I almost killed myself.
I didn't try and fail; that isn't really my style. It would have been easy enough; climb some stairs, pick a lock I had already picked several times, two and a half seconds of free fall, and then darkness. I had means, opportunity and motive, but decided at the last minute that I had other options I wanted to explore first.
I wasn't miserable. I WAS basically unhappy, and looked forward to a life that consisted of being basically unhappy most of the time. College was pointless and expensive, and I had no idea what what I was going to do with myself once I got out. I was acutely aware that there was absolutely NOTHING which I enjoyed doing, that someone would pay me to do, that I had talent for, that was legal. If I knew what I wanted, I could have acquired the skills, but I was clueless. It occurred to me that I MIGHT be able to succeed as a writer, and the decision to take the express exit would always be available if I wanted it.
Thirty five years later, I am certain that I made the right choice that day, but I am also certain that the topic was worth considering. The dream of making a living as a writer is well and truly dead (thought the habits of seeing the world through a writer's eyes remain) and, while I have seldom been miserable, I have also VERY seldom been happy. With one singular and overwhelming exception, my analysis of the life then in front of me has proven to be surprisingly accurate. My life has been of little consequence to anyone else, and the pleasure I have gained has not really paid the freight on the drudgery. And thirty five years ago, I still had some hope; today, I am a dying man in a dying nation on a dying world, and have (almost) none.
Except... There has been Julia (Yes, she is usually Dementia in these pages, but today, she gets her real name.). For nearly 27 years she has been the center of my existence; she makes my life liveable both physically and spiritually.

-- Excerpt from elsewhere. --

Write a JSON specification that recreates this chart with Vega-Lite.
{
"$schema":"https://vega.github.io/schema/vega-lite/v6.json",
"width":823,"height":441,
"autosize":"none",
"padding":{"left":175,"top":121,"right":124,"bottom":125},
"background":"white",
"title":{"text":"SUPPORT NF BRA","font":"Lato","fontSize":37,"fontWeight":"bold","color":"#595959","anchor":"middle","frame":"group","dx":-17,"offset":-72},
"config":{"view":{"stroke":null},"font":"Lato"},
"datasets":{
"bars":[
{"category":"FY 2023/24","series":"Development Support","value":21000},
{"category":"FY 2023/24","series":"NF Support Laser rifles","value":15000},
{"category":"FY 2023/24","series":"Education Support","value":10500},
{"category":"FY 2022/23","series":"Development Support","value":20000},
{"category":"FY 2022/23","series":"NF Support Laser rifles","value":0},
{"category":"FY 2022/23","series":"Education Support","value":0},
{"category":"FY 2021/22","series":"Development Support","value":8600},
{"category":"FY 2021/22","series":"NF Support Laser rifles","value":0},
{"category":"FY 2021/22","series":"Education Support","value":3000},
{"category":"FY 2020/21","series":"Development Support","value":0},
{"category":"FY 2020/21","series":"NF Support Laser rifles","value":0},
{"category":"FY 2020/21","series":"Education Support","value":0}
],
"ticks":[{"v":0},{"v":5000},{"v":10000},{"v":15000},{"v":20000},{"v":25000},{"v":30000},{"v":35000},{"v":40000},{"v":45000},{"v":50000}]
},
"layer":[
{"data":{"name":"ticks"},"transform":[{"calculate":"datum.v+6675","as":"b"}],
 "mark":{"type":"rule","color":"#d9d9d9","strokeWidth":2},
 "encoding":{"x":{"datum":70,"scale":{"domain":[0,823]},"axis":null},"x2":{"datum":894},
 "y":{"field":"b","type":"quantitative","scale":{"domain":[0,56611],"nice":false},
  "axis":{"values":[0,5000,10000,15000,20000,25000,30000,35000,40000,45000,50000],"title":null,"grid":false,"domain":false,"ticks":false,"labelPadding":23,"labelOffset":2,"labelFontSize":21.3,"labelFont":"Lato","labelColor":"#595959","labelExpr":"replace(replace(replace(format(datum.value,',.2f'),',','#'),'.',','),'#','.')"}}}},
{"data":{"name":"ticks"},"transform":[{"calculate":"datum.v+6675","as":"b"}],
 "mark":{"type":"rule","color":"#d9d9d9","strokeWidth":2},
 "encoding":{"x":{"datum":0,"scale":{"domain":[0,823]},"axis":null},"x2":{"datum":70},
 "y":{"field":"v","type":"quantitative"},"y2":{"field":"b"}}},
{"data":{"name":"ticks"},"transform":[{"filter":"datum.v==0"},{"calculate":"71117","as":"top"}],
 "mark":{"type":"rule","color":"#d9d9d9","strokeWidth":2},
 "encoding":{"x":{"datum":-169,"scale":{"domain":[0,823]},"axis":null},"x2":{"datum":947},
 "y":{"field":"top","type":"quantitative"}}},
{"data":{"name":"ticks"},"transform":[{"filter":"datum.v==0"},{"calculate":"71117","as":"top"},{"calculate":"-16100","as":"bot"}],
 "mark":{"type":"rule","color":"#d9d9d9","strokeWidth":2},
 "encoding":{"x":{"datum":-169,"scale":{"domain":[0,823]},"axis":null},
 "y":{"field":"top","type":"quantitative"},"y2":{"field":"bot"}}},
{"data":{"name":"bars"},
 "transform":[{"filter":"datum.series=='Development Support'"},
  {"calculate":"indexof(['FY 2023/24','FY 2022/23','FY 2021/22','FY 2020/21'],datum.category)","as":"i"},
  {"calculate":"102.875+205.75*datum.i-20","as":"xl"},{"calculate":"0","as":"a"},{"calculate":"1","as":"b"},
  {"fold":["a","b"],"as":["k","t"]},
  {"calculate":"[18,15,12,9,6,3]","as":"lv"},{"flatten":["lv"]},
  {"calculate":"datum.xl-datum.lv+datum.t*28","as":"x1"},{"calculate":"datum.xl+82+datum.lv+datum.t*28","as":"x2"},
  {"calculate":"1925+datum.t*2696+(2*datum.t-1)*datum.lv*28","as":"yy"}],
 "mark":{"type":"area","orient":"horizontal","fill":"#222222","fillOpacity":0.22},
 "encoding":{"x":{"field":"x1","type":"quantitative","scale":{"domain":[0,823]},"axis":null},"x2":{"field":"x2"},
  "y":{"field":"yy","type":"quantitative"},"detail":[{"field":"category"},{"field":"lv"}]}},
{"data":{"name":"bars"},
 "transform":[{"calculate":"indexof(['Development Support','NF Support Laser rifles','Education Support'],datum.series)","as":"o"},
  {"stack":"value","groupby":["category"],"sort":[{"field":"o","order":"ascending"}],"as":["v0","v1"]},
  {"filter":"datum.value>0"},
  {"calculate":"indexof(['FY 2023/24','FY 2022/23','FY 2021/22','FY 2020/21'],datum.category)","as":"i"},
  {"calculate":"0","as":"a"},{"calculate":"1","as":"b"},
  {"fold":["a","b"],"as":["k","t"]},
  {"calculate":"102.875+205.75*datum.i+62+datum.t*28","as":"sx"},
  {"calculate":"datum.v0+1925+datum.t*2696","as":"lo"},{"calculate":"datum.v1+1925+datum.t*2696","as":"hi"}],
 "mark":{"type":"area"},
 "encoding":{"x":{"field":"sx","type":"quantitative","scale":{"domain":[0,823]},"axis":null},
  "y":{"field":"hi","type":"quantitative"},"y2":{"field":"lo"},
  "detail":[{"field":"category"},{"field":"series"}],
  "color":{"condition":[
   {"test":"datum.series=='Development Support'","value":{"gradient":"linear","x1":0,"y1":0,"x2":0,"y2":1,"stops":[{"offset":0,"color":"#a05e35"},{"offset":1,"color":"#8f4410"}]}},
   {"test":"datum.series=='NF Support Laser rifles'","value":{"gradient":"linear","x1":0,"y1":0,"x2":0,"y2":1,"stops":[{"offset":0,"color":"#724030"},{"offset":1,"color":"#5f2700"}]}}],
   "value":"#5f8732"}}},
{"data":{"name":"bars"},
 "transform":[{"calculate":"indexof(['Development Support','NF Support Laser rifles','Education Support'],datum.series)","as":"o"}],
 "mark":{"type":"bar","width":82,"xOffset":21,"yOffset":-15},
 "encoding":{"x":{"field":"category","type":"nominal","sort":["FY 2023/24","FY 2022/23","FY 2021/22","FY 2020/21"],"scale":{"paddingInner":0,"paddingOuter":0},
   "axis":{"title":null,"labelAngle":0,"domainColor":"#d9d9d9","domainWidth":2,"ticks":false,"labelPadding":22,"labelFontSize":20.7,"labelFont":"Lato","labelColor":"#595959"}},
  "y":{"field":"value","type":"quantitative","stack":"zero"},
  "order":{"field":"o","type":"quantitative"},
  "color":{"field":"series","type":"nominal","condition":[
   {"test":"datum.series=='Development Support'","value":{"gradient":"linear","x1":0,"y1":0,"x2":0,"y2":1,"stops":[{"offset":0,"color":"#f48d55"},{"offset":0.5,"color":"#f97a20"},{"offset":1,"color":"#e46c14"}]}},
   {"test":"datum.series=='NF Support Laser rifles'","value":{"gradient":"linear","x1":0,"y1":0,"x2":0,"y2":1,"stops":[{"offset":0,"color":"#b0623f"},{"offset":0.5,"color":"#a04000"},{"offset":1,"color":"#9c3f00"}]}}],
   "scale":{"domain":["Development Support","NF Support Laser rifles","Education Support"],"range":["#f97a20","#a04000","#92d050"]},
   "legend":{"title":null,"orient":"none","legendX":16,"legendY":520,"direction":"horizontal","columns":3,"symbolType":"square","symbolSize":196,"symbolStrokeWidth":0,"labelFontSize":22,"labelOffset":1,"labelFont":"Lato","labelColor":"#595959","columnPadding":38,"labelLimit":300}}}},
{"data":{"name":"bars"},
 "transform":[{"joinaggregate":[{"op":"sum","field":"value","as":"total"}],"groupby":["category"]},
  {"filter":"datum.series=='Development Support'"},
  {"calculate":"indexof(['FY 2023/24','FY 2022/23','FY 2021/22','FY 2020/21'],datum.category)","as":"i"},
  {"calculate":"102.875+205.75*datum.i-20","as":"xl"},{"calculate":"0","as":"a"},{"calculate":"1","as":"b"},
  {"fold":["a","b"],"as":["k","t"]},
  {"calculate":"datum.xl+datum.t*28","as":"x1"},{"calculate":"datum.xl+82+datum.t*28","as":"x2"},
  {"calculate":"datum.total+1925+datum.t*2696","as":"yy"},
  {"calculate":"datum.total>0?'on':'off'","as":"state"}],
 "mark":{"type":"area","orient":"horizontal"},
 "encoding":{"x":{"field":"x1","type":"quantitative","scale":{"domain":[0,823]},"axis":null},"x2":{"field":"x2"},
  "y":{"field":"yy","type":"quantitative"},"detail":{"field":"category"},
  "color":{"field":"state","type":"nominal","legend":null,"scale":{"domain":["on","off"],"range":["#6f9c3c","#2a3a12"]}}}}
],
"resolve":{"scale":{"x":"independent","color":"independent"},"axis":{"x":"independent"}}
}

Of the various people who profess to love me, she is the only one who has more than an inkling of who I truly am. She is the only person who actually has a right to care whether I live or die, and she DOES care, very much.
It says something of the skewed way in which I view the universe that I am capable of wondering if I should be grateful for the fact that she does care, if I might not be better off in a world where the path to the express exit was simply open and waiting for me. And I find, somewhat surprisingly, that I AM grateful. Because while the other good things in my life (including, for example, everyone who reads this), of themselves, don't pay the freight on the drudgery, I am still very, very glad that they have been there.

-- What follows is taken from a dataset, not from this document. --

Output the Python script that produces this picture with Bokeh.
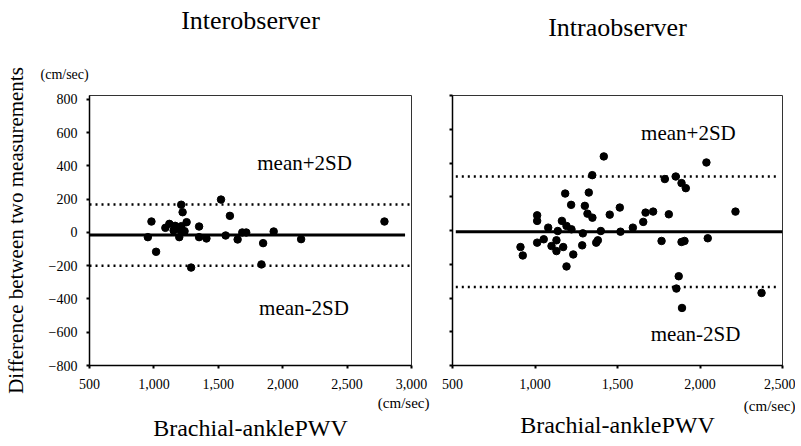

 No, I don't have any terminal disease, other than humanity. But I am old enough, and have enough small things wrong with me, to be acutely aware of my own mortality pretty much all of the time.

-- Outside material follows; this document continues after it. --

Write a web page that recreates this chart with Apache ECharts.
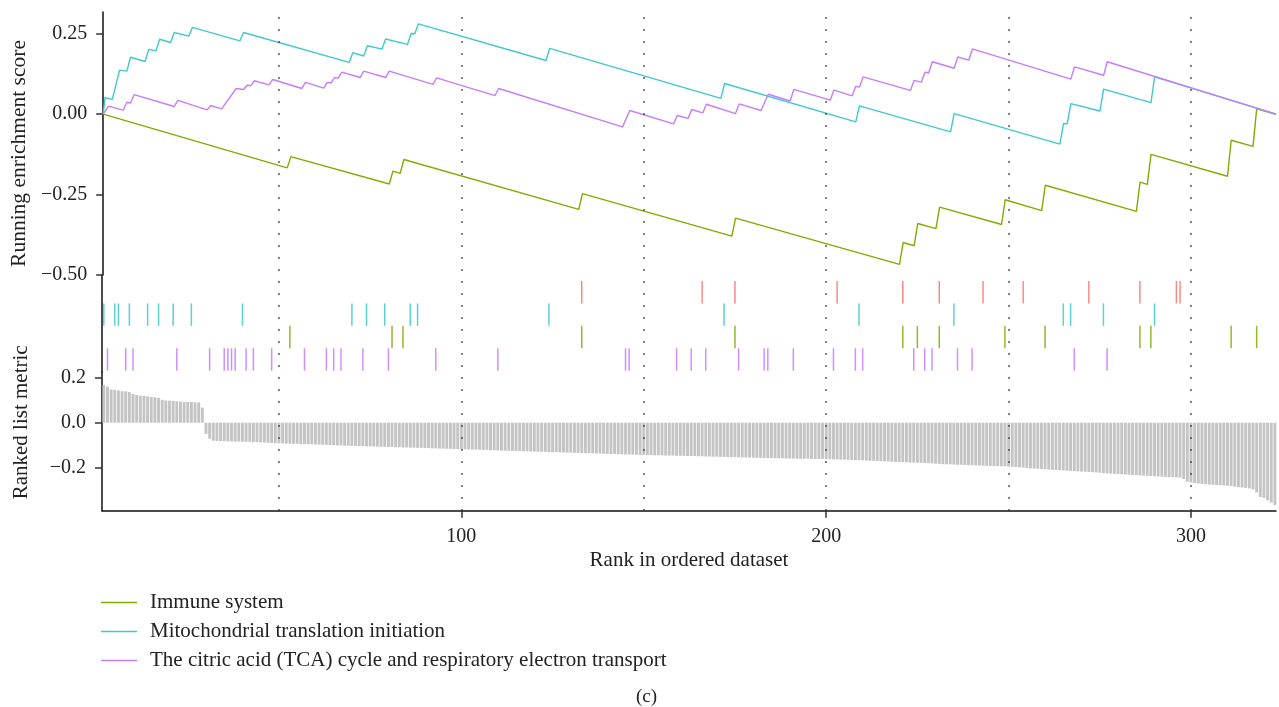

 Human civilization is riding a rocket sled into a brick wall, and we are busy fighting about trifles. 
 Barring a technological miracle (which will only postpone the problem), the long term sustainable human population of this planet is something less than one billion persons. The chance of rationally reducing the population to such a level before the final crisis comes is rather less than the chance of the technological miracle. 
 It is possible to get me to discuss these things, but I really don't want to, because I don't like to think about it, and the most likely result is that I will convince you of my point of view, and then YOU will be depressed, too. I would rather not have that on my conscience, thank you.